◆ **Written instruction**
What follows is a listing to be transcribed exactly.

-- START OF Supplied information --

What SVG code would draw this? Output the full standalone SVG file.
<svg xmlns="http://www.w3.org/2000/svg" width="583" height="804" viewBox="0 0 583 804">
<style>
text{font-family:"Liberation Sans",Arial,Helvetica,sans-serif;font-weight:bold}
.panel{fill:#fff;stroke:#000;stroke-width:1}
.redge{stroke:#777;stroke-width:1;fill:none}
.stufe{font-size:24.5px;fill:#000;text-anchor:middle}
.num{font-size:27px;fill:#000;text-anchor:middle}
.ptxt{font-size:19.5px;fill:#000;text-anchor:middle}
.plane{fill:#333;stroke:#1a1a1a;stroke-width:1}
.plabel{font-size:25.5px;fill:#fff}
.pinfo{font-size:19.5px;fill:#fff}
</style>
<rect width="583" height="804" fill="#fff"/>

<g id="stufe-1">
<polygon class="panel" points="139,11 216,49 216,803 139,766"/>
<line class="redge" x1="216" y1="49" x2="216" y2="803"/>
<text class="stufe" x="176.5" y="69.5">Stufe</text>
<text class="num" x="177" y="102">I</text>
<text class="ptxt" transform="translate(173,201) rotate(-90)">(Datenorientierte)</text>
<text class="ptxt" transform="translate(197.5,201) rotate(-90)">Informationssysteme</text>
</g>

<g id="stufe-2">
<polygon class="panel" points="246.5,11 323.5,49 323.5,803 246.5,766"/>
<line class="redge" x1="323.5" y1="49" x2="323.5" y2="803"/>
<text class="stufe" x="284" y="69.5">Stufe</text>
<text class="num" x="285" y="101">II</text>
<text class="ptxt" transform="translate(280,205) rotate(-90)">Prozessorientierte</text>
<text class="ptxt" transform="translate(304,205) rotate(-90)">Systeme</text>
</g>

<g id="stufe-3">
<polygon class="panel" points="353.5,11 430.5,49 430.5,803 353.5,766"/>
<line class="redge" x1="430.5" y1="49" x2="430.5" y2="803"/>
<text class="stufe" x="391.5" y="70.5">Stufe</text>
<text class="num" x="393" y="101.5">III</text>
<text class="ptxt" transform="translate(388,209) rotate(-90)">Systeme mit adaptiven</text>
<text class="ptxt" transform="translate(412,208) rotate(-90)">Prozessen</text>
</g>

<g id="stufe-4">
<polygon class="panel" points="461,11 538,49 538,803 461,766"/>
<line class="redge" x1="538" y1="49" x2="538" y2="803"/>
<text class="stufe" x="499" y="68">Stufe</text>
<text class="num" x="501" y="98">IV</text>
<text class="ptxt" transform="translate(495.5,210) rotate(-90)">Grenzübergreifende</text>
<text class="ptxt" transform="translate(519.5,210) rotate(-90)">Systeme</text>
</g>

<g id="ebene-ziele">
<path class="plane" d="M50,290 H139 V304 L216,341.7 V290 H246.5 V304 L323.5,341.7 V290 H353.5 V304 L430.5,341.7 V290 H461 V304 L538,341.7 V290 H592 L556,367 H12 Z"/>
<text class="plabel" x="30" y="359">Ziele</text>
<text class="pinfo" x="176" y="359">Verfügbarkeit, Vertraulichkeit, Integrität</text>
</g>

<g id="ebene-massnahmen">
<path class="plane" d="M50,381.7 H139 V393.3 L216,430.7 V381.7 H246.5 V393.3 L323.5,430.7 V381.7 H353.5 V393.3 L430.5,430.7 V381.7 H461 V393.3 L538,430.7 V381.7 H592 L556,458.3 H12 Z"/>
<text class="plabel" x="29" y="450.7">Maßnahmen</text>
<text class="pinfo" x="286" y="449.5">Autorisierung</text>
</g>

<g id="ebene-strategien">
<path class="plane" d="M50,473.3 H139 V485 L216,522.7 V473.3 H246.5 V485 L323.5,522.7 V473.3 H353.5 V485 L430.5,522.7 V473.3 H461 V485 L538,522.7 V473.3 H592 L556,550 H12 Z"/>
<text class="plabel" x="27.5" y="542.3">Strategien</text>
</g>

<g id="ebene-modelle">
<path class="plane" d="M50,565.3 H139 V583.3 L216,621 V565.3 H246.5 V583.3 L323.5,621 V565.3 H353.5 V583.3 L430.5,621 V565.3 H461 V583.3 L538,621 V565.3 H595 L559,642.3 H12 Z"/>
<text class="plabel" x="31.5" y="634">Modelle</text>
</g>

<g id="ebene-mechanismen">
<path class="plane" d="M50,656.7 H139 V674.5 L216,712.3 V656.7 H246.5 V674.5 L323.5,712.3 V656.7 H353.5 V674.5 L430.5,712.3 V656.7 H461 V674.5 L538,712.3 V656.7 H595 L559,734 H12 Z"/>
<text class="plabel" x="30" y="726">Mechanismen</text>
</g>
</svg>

-- END OF Supplied information --

◆ **The answer**
What SVG code would draw this? Output the full standalone SVG file.
<svg xmlns="http://www.w3.org/2000/svg" width="583" height="804" viewBox="0 0 583 804">
<style>
text{font-family:"Liberation Sans",Arial,Helvetica,sans-serif;font-weight:bold}
.panel{fill:#fff;stroke:#000;stroke-width:1}
.redge{stroke:#777;stroke-width:1;fill:none}
.stufe{font-size:24.5px;fill:#000;text-anchor:middle}
.num{font-size:27px;fill:#000;text-anchor:middle}
.ptxt{font-size:19.5px;fill:#000;text-anchor:middle}
.plane{fill:#333;stroke:#1a1a1a;stroke-width:1}
.plabel{font-size:25.5px;fill:#fff}
.pinfo{font-size:19.5px;fill:#fff}
</style>
<rect width="583" height="804" fill="#fff"/>

<g id="stufe-1">
<polygon class="panel" points="139,11 216,49 216,803 139,766"/>
<line class="redge" x1="216" y1="49" x2="216" y2="803"/>
<text class="stufe" x="176.5" y="69.5">Stufe</text>
<text class="num" x="177" y="102">I</text>
<text class="ptxt" transform="translate(173,201) rotate(-90)">(Datenorientierte)</text>
<text class="ptxt" transform="translate(197.5,201) rotate(-90)">Informationssysteme</text>
</g>

<g id="stufe-2">
<polygon class="panel" points="246.5,11 323.5,49 323.5,803 246.5,766"/>
<line class="redge" x1="323.5" y1="49" x2="323.5" y2="803"/>
<text class="stufe" x="284" y="69.5">Stufe</text>
<text class="num" x="285" y="101">II</text>
<text class="ptxt" transform="translate(280,205) rotate(-90)">Prozessorientierte</text>
<text class="ptxt" transform="translate(304,205) rotate(-90)">Systeme</text>
</g>

<g id="stufe-3">
<polygon class="panel" points="353.5,11 430.5,49 430.5,803 353.5,766"/>
<line class="redge" x1="430.5" y1="49" x2="430.5" y2="803"/>
<text class="stufe" x="391.5" y="70.5">Stufe</text>
<text class="num" x="393" y="101.5">III</text>
<text class="ptxt" transform="translate(388,209) rotate(-90)">Systeme mit adaptiven</text>
<text class="ptxt" transform="translate(412,208) rotate(-90)">Prozessen</text>
</g>

<g id="stufe-4">
<polygon class="panel" points="461,11 538,49 538,803 461,766"/>
<line class="redge" x1="538" y1="49" x2="538" y2="803"/>
<text class="stufe" x="499" y="68">Stufe</text>
<text class="num" x="501" y="98">IV</text>
<text class="ptxt" transform="translate(495.5,210) rotate(-90)">Grenzübergreifende</text>
<text class="ptxt" transform="translate(519.5,210) rotate(-90)">Systeme</text>
</g>

<g id="ebene-ziele">
<path class="plane" d="M50,290 H139 V304 L216,341.7 V290 H246.5 V304 L323.5,341.7 V290 H353.5 V304 L430.5,341.7 V290 H461 V304 L538,341.7 V290 H592 L556,367 H12 Z"/>
<text class="plabel" x="30" y="359">Ziele</text>
<text class="pinfo" x="176" y="359">Verfügbarkeit, Vertraulichkeit, Integrität</text>
</g>

<g id="ebene-massnahmen">
<path class="plane" d="M50,381.7 H139 V393.3 L216,430.7 V381.7 H246.5 V393.3 L323.5,430.7 V381.7 H353.5 V393.3 L430.5,430.7 V381.7 H461 V393.3 L538,430.7 V381.7 H592 L556,458.3 H12 Z"/>
<text class="plabel" x="29" y="450.7">Maßnahmen</text>
<text class="pinfo" x="286" y="449.5">Autorisierung</text>
</g>

<g id="ebene-strategien">
<path class="plane" d="M50,473.3 H139 V485 L216,522.7 V473.3 H246.5 V485 L323.5,522.7 V473.3 H353.5 V485 L430.5,522.7 V473.3 H461 V485 L538,522.7 V473.3 H592 L556,550 H12 Z"/>
<text class="plabel" x="27.5" y="542.3">Strategien</text>
</g>

<g id="ebene-modelle">
<path class="plane" d="M50,565.3 H139 V583.3 L216,621 V565.3 H246.5 V583.3 L323.5,621 V565.3 H353.5 V583.3 L430.5,621 V565.3 H461 V583.3 L538,621 V565.3 H595 L559,642.3 H12 Z"/>
<text class="plabel" x="31.5" y="634">Modelle</text>
</g>

<g id="ebene-mechanismen">
<path class="plane" d="M50,656.7 H139 V674.5 L216,712.3 V656.7 H246.5 V674.5 L323.5,712.3 V656.7 H353.5 V674.5 L430.5,712.3 V656.7 H461 V674.5 L538,712.3 V656.7 H595 L559,734 H12 Z"/>
<text class="plabel" x="30" y="726">Mechanismen</text>
</g>
</svg>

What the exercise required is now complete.